Local Boston rock group The Marshalls were wrapping up the first leg of their set and a few onlookers cheered. I thought their sound resembled an early Jefferson Airplane. Contrary to what their Marshall name might suggest, there were no full-stack amplifiers nor deafening guitar tones to be heard. Apt for today’s live music venues, the group’s guitar players were flanked by two 10-watt Fender Princetons – each turned to moderate volumes.

“Cause there’s something, in a Sunday / Makes your body feel alone,” Cash muttered through my headphones, his voice sounding like rocks grinding on pavement. I stepped further into the market, eager to find my next companion of an album.

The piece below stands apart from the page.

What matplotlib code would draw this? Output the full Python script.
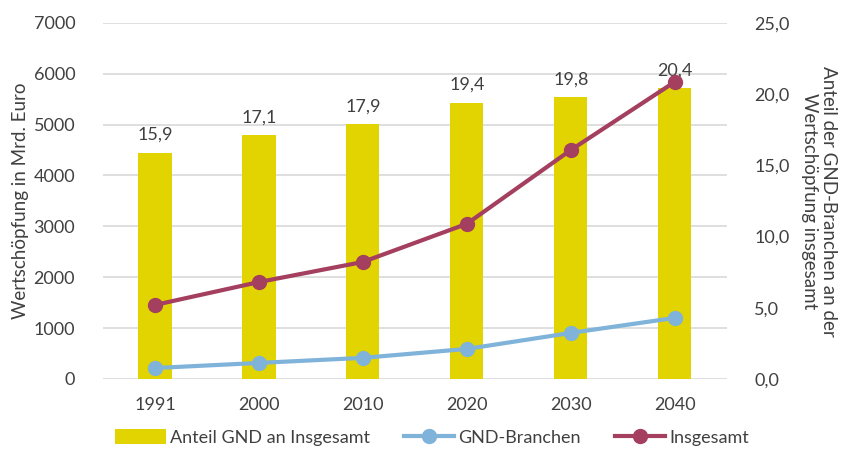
import matplotlib
matplotlib.use('Agg')
import matplotlib.pyplot as plt
import numpy as np

plt.rcParams['font.family'] = ['Lato', 'DejaVu Sans']

years = ['1991', '2000', '2010', '2020', '2030', '2040']
anteil_gnd = [15.9, 17.1, 17.9, 19.4, 19.8, 20.4]
gnd_branchen = [215, 315, 415, 590, 905, 1200]
insgesamt = [1455, 1905, 2300, 3050, 4500, 5840]

text_col = '#404040'
bar_col = '#E2D400'
gnd_col = '#7FB3DA'
ges_col = '#A43F5F'

fig = plt.figure(figsize=(8.44, 4.49), dpi=100)
ax = fig.add_axes([0.122, 0.156, 0.739, 0.793])
x = np.arange(len(years))

# left axis: grid + ticks
ax.set_ylim(0, 7000)
ax.set_yticks(range(0, 7001, 1000))
ax.set_xlim(-0.5, len(years) - 0.5)
ax.set_xticks(x)
ax.set_xticklabels(years)
ax.yaxis.grid(True, color='#D9D9D9', linewidth=1.2)
ax.set_axisbelow(True)
ax.tick_params(length=0, labelsize=13, colors=text_col, pad=13)
ax.tick_params(axis='y', pad=20)
for s in ax.spines.values():
    s.set_visible(False)
ax.set_ylabel('Wertschöpfung in Mrd. Euro', fontsize=13.5, color=text_col, labelpad=3)

# right axis: bars
ax2 = ax.twinx()
bars = ax2.bar(x, anteil_gnd, width=0.32, color=bar_col, label='Anteil GND an Insgesamt')
ax2.set_ylim(0, 25)

# lines on top, sharing the left scale
ax3 = ax2.twinx()
ax3.set_ylim(0, 7000)
ax3.yaxis.set_visible(False)
for s in ax3.spines.values():
    s.set_visible(False)
l1, = ax3.plot(x, gnd_branchen, color=gnd_col, lw=3, marker='o', ms=10, label='GND-Branchen')
l2, = ax3.plot(x, insgesamt, color=ges_col, lw=3, marker='o', ms=10, label='Insgesamt')

ax2.yaxis.tick_right()
ax2.yaxis.set_label_position('right')
ax2.set_yticks(range(0, 26, 5))
ax2.set_yticklabels([f'{v:.1f}'.replace('.', ',') for v in range(0, 26, 5)])
ax2.tick_params(length=0, labelsize=13, colors=text_col, pad=20)
for s in ax2.spines.values():
    s.set_visible(False)
ax2.bar_label(bars, labels=[f'{v:.1f}'.replace('.', ',') for v in anteil_gnd],
              padding=7, fontsize=13, color=text_col)
ax2.set_ylabel('Anteil der GND-Branchen an der\nWertschöpfung insgesamt', fontsize=13.5,
               color=text_col, rotation=-90, labelpad=34, linespacing=1.15)

leg = fig.legend(handles=[bars, l1, l2], loc='center', bbox_to_anchor=(0.512, 0.026),
                 ncol=3, frameon=False, fontsize=13, handlelength=2.8, columnspacing=1.9,
                 handletextpad=0.2, handleheight=0.9)
for t in leg.get_texts():
    t.set_color(text_col)

fig.savefig('out.png', dpi=100)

The tents were tightly packed – people, records, and all. As I explored my first crate of the day, I tucked my elbow to preserve access to the bin next to me, which a man was furiously thumbing through. “Suppose that’s how the veterans do it,” I thought, as I caught the plastic of one record and clumsily recruited my other hand to hold back the growing mass of records I’d moved past.

I appreciated the friendly prices, especially the discounted wildcard bins. I thought of Steven Kotler, owner of Round Again Records in Providence, peering over at me from behind the checkout. “These aren’t pre-Columbian artifacts,” he would mutter, gesturing around his hole-in-the-wall shop – a favorite of mine back home.

Artifacts or not, the smell of mothballs, tobacco, and aged paper filled the air. We were all trekking down nostalgia road, kicking up clouds of our grandparents’ ashes, perfume, and dead skin. And as I walked along a sea of records, I reflected on how music listening has changed.

The era of “1000 songs in your pocket” certainly has its upsides in terms of breadth and accessibility, but does it offer comparable fulfillment for the ear and mind?

Records are the most comprehensive form of music as a thing, if not as a commodity. I believe they do the most justice to this vague notion of a “recording,” which always begs the questions, a recording of what? At what time? By whom? How? In what form? To what end?

The very best records address all of these questions and then some. In a thoughtfully crafted package, albums combine liner notes from the artist and/or producer with candid images of the creative process; they feature tangible artwork, and the vinyl itself contains the grooves to be electro-magnetically amplified in a way, analogous to electric guitar. One could argue, records are an automated instrument. On top of all of this, records combat the kind of musical ADHD that so many of us succumb to at the helm of today’s streaming platforms. With their continuous, unilateral playstyle, the listener is disarmed from the skip button. Records enable you to listen to music the way an artist intended.

In a word, records are a presentation. A presentation in that records comprise multiple forms of media to best capture a musical creation, bearing in mind all the ineffable ways in which it affects us. The italics nod toward the way in which records demand the listener remain in the present  – mechanically (by setting up and tending to the record), auditorily (via the vivacity of analog sound), and temporally (in the “real-time” playback of a record).

Rock may be dead, but as records keep rolling, one must wonder whether the next musical revolution will be waged on the grounds of the medium, rather than the content.

 

3 Responses to “Rock is dead, but records keep rolling”

  1. John says:

    What a load of BS, Rock and Roll is alive and kicking, it’s not dead! I go to Rock shows frequently. YOU, are a liar!

  2. Janine B. says:

    Have to agree with John. What a bizarre “news article”.

  3. Tim K. says:

    “As I explored my first crate of the day, I tucked my elbow to preserve access to the bin next to me, which a man was furiously thumbing through. ‘Suppose that’s how the veterans do it’….”

    Furiously thumbing through? Veteran? More like a flipper.